* begin PROVIDED ENTRIES *

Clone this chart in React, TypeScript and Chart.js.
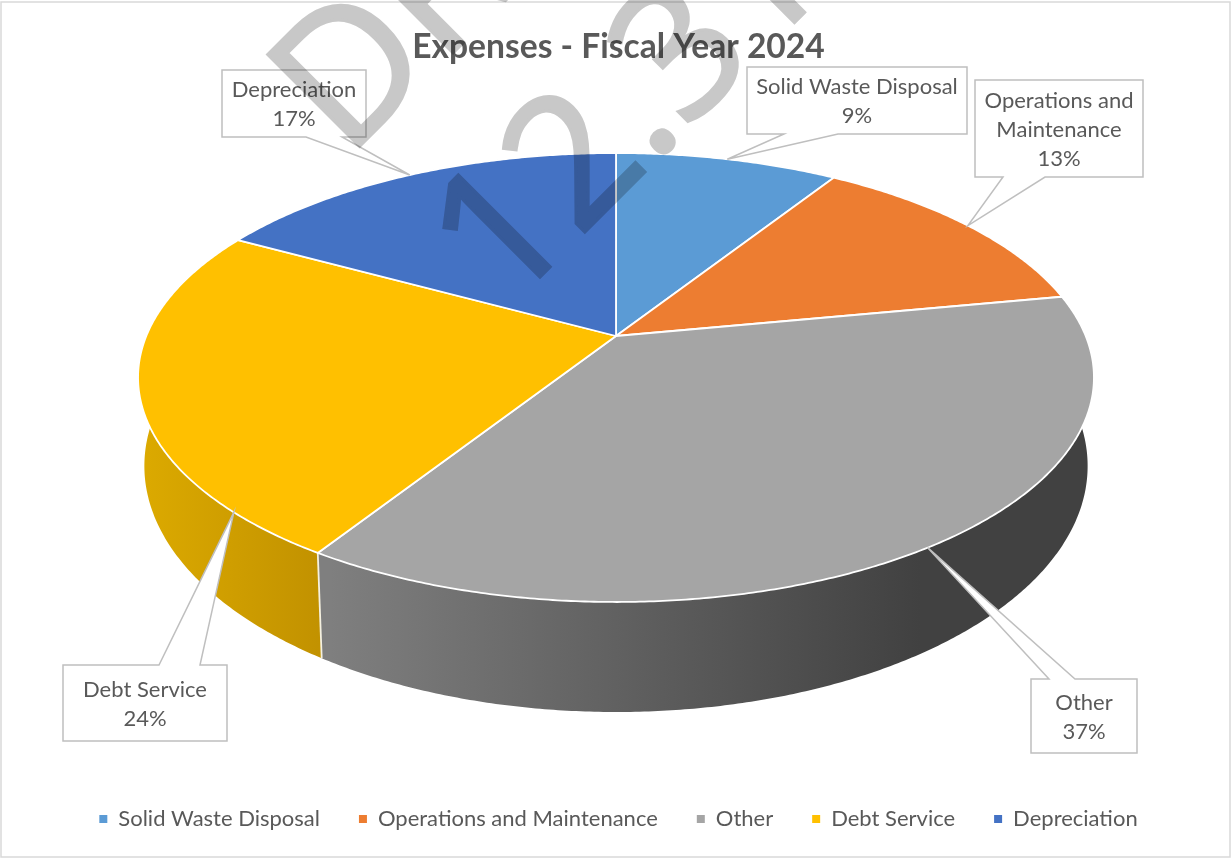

* end PROVIDED ENTRIES *
* begin PROVIDED ENTRIES *

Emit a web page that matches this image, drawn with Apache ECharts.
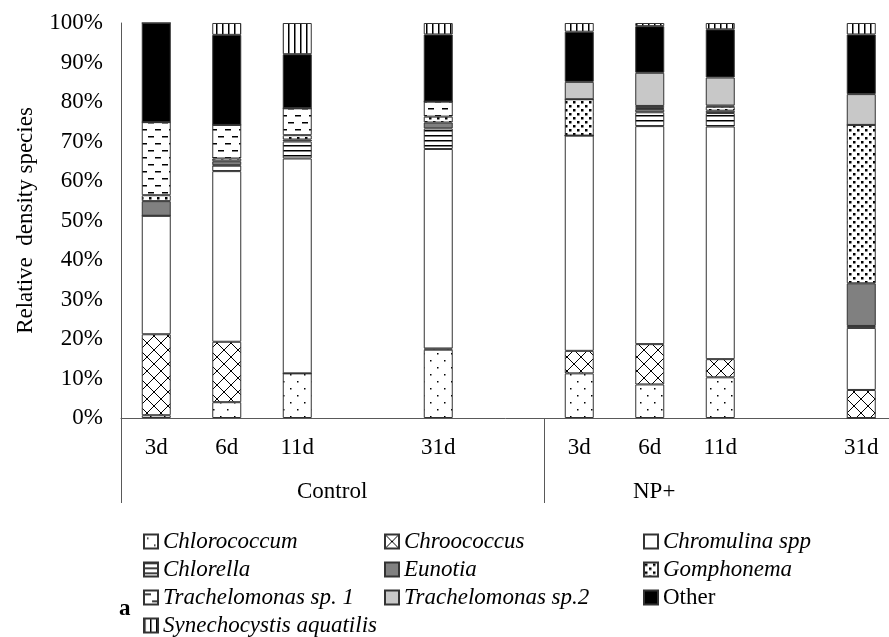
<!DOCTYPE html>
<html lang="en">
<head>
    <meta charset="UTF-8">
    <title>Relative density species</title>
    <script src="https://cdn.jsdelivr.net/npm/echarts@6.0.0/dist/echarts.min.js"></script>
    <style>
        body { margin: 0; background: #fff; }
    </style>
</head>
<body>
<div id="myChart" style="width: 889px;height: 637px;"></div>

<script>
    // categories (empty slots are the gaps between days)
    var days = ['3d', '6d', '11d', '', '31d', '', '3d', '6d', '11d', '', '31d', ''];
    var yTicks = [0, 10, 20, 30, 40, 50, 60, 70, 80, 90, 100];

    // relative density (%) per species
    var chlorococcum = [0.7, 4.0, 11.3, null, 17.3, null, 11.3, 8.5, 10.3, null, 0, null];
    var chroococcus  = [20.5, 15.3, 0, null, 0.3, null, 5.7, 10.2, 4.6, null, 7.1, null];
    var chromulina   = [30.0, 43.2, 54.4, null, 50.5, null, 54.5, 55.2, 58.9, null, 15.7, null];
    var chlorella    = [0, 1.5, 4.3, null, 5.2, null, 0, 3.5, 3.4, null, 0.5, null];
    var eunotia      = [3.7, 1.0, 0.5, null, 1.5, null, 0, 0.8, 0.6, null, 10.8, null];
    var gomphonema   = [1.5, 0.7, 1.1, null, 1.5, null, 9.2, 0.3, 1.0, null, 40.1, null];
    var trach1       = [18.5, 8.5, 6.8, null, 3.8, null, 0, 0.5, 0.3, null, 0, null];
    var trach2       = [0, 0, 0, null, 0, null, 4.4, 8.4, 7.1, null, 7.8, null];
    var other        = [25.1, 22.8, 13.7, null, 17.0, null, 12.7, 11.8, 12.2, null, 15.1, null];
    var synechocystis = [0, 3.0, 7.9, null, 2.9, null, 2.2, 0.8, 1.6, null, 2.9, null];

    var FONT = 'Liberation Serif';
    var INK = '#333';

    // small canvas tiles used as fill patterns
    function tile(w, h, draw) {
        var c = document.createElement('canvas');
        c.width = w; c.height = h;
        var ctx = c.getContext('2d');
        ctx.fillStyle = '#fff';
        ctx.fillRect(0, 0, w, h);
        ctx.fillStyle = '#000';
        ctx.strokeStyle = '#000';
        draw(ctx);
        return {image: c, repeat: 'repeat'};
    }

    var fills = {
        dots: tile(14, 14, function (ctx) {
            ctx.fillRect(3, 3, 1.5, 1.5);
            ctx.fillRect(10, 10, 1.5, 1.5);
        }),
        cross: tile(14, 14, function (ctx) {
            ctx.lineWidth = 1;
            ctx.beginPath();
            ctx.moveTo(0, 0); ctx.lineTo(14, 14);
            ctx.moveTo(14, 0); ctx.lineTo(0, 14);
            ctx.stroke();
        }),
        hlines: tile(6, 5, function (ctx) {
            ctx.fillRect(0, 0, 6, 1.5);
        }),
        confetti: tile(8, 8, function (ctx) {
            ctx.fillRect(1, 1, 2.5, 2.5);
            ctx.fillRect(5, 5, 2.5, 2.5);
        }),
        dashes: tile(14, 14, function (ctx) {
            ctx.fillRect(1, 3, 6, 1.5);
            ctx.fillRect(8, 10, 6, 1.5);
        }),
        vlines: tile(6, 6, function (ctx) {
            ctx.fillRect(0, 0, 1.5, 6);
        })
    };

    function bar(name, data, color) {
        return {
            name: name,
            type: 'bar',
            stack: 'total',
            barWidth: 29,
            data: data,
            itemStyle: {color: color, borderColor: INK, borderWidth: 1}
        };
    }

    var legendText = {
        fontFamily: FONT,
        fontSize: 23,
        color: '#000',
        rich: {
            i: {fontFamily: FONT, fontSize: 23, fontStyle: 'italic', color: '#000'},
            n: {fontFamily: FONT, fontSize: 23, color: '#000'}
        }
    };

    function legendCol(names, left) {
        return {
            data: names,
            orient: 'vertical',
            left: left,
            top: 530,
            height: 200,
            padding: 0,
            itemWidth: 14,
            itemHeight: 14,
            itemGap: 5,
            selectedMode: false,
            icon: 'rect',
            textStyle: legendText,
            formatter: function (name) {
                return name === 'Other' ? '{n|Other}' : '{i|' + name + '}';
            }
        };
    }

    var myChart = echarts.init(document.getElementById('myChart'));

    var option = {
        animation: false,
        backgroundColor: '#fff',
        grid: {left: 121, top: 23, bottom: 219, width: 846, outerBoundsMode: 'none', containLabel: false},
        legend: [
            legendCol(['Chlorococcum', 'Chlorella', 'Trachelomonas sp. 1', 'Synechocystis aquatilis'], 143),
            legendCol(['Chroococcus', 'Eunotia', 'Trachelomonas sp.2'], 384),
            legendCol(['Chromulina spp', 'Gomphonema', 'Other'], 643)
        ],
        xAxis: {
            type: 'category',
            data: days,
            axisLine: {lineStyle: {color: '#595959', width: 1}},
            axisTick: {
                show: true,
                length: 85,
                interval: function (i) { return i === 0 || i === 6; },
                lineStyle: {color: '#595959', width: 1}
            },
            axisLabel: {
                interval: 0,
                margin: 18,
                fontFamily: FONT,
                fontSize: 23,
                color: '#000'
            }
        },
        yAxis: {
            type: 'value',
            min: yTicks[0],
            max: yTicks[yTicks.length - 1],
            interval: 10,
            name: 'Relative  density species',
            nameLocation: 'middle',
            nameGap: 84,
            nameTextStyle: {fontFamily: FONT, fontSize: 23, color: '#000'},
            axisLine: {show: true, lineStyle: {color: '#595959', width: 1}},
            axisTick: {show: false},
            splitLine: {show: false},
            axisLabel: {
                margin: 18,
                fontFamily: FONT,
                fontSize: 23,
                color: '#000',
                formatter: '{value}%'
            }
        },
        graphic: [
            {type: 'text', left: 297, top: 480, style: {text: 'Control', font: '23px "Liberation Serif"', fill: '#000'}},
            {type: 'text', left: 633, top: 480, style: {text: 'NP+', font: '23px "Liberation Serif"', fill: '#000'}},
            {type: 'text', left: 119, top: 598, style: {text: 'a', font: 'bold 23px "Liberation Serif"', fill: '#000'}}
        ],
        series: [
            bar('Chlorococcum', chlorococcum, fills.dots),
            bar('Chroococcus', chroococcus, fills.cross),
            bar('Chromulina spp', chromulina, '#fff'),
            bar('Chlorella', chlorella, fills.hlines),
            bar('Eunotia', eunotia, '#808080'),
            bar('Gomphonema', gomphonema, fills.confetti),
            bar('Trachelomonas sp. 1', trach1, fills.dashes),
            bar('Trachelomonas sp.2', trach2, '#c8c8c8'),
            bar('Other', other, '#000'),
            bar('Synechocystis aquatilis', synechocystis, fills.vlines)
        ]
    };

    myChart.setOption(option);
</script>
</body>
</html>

* end PROVIDED ENTRIES *

[REQUIRED TASK]
From the entries above, copy exactly the lines starting at the one with "Emit a web page" and stopping at the one with "80, 90, 100];", keeping both ends. Drop the pictures.

[RESULT]
Emit a web page that matches this image, drawn with Apache ECharts.
<!DOCTYPE html>
<html lang="en">
<head>
    <meta charset="UTF-8">
    <title>Relative density species</title>
    <script src="https://cdn.jsdelivr.net/npm/echarts@6.0.0/dist/echarts.min.js"></script>
    <style>
        body { margin: 0; background: #fff; }
    </style>
</head>
<body>
<div id="myChart" style="width: 889px;height: 637px;"></div>

<script>
    // categories (empty slots are the gaps between days)
    var days = ['3d', '6d', '11d', '', '31d', '', '3d', '6d', '11d', '', '31d', ''];
    var yTicks = [0, 10, 20, 30, 40, 50, 60, 70, 80, 90, 100];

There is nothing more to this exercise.